─── Stored data

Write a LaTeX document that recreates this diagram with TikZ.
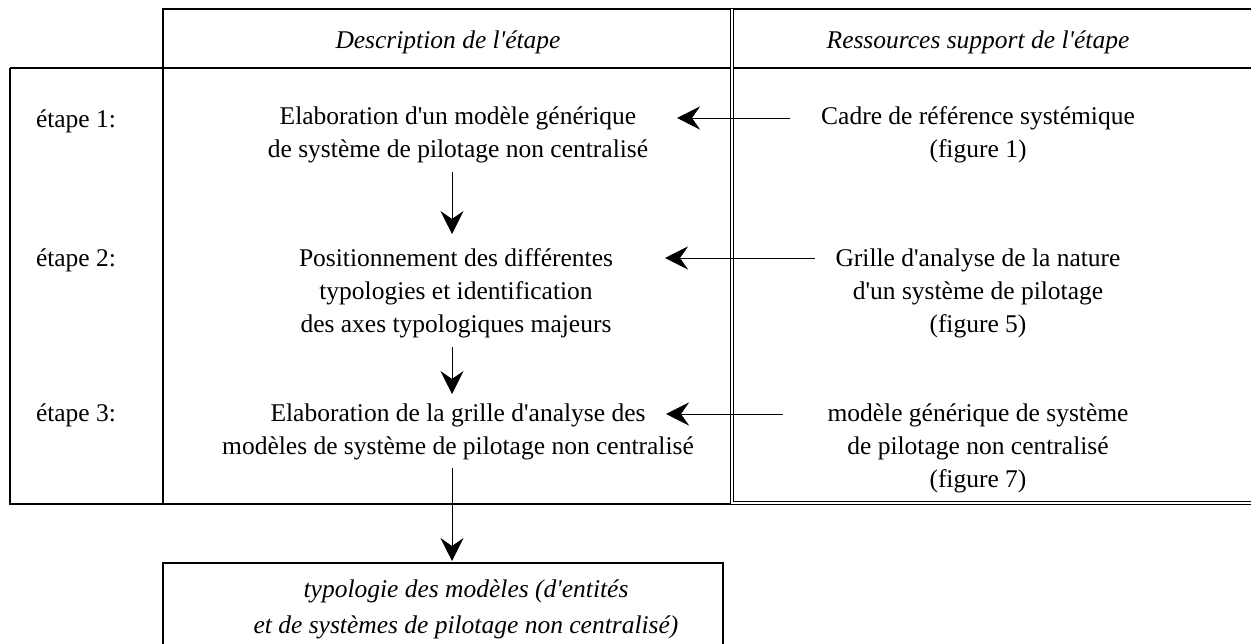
\documentclass[tikz,border=0pt]{standalone}
\usepackage{fontspec}
\setmainfont{Liberation Serif}[Ligatures=TeXOff]
\usetikzlibrary{arrows.meta}
\begin{document}
\begin{tikzpicture}[x=1pt,y=-1pt,
  frame/.style={line width=1.5pt},
  dbl/.style={double,double distance=1.3pt,line width=1.1pt},
  txt/.style={align=center,font=\fontsize{25.5}{33}\selectfont,inner sep=0pt},
  itxt/.style={txt,font=\fontsize{25.5}{36}\selectfont\itshape},
  arr/.style={line width=0.8pt,-{Stealth[length=23pt,width=23pt,inset=8pt]}}]
\useasboundingbox (0,0) rectangle (1251,644);
\begin{scope}
\clip (0,0) rectangle (1251,644);
% header and table frame
\draw[frame] (163,504) -- (163,9) -- (1260,9);
\draw[frame] (10,68) -- (1260,68);
\draw[frame] (10,68) -- (10,504) -- (732,504);
\draw[dbl] (732,9) -- (732,503) -- (1260,503);
% bottom box
\draw[frame] (163,670) -- (163,563) -- (723,563) -- (723,670);
\end{scope}
% header texts
\node[itxt] (h1) at (448,42) {Description de l'étape};
\node[itxt] (h2) at (978,42) {Ressources support de l'étape};
% step labels
\node[txt] (e1) at (76,121) {étape 1:};
\node[txt] (e2) at (76,260) {étape 2:};
\node[txt] (e3) at (76,415) {étape 3:};
% steps
\node[txt] (s1) at (458,134.5) {Elaboration d'un modèle générique\\de système de pilotage non centralisé};
\node[txt] (s2) at (456,293) {Positionnement des différentes\\typologies et identification\\des axes typologiques majeurs};
\node[txt] (s3) at (458,431.5) {Elaboration de la grille d'analyse des\\modèles de système de pilotage non centralisé};
\node[itxt] (out) at (466,609) {typologie des modèles (d'entités\\et de systèmes de pilotage non centralisé)};
% resources
\node[txt] (r1) at (978,134.5) {Cadre de référence systémique\\(figure 1)};
\node[txt] (r2) at (978,293) {Grille d'analyse de la nature\\d'un système de pilotage\\(figure 5)};
\node[txt] (r3) at (978,448) {modèle générique de système\\de pilotage non centralisé\\(figure 7)};
% arrow end points
\coordinate (a1s) at (790,118);
\coordinate (a1e) at (677,118);
\coordinate (a2s) at (815,258);
\coordinate (a2e) at (665,258);
\coordinate (a3s) at (783,414);
\coordinate (a3e) at (666,414);
\coordinate (v1s) at (452,172);
\coordinate (v1e) at (452,234);
\coordinate (v2s) at (452,347);
\coordinate (v2e) at (452,394);
\coordinate (v3s) at (452,468);
\coordinate (v3e) at (452,561);
\draw[arr] (a1s) -- (a1e);
\draw[arr] (a2s) -- (a2e);
\draw[arr] (a3s) -- (a3e);
\draw[arr] (v1s) -- (v1e);
\draw[arr] (v2s) -- (v2e);
\draw[arr] (v3s) -- (v3e);
\end{tikzpicture}
\end{document}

──────

● Work instructions
Without the pictures, output the full listing exactly as it stands.

● Response to the task
Write a LaTeX document that recreates this diagram with TikZ.
\documentclass[tikz,border=0pt]{standalone}
\usepackage{fontspec}
\setmainfont{Liberation Serif}[Ligatures=TeXOff]
\usetikzlibrary{arrows.meta}
\begin{document}
\begin{tikzpicture}[x=1pt,y=-1pt,
  frame/.style={line width=1.5pt},
  dbl/.style={double,double distance=1.3pt,line width=1.1pt},
  txt/.style={align=center,font=\fontsize{25.5}{33}\selectfont,inner sep=0pt},
  itxt/.style={txt,font=\fontsize{25.5}{36}\selectfont\itshape},
  arr/.style={line width=0.8pt,-{Stealth[length=23pt,width=23pt,inset=8pt]}}]
\useasboundingbox (0,0) rectangle (1251,644);
\begin{scope}
\clip (0,0) rectangle (1251,644);
% header and table frame
\draw[frame] (163,504) -- (163,9) -- (1260,9);
\draw[frame] (10,68) -- (1260,68);
\draw[frame] (10,68) -- (10,504) -- (732,504);
\draw[dbl] (732,9) -- (732,503) -- (1260,503);
% bottom box
\draw[frame] (163,670) -- (163,563) -- (723,563) -- (723,670);
\end{scope}
% header texts
\node[itxt] (h1) at (448,42) {Description de l'étape};
\node[itxt] (h2) at (978,42) {Ressources support de l'étape};
% step labels
\node[txt] (e1) at (76,121) {étape 1:};
\node[txt] (e2) at (76,260) {étape 2:};
\node[txt] (e3) at (76,415) {étape 3:};
% steps
\node[txt] (s1) at (458,134.5) {Elaboration d'un modèle générique\\de système de pilotage non centralisé};
\node[txt] (s2) at (456,293) {Positionnement des différentes\\typologies et identification\\des axes typologiques majeurs};
\node[txt] (s3) at (458,431.5) {Elaboration de la grille d'analyse des\\modèles de système de pilotage non centralisé};
\node[itxt] (out) at (466,609) {typologie des modèles (d'entités\\et de systèmes de pilotage non centralisé)};
% resources
\node[txt] (r1) at (978,134.5) {Cadre de référence systémique\\(figure 1)};
\node[txt] (r2) at (978,293) {Grille d'analyse de la nature\\d'un système de pilotage\\(figure 5)};
\node[txt] (r3) at (978,448) {modèle générique de système\\de pilotage non centralisé\\(figure 7)};
% arrow end points
\coordinate (a1s) at (790,118);
\coordinate (a1e) at (677,118);
\coordinate (a2s) at (815,258);
\coordinate (a2e) at (665,258);
\coordinate (a3s) at (783,414);
\coordinate (a3e) at (666,414);
\coordinate (v1s) at (452,172);
\coordinate (v1e) at (452,234);
\coordinate (v2s) at (452,347);
\coordinate (v2e) at (452,394);
\coordinate (v3s) at (452,468);
\coordinate (v3e) at (452,561);
\draw[arr] (a1s) -- (a1e);
\draw[arr] (a2s) -- (a2e);
\draw[arr] (a3s) -- (a3e);
\draw[arr] (v1s) -- (v1e);
\draw[arr] (v2s) -- (v2e);
\draw[arr] (v3s) -- (v3e);
\end{tikzpicture}
\end{document}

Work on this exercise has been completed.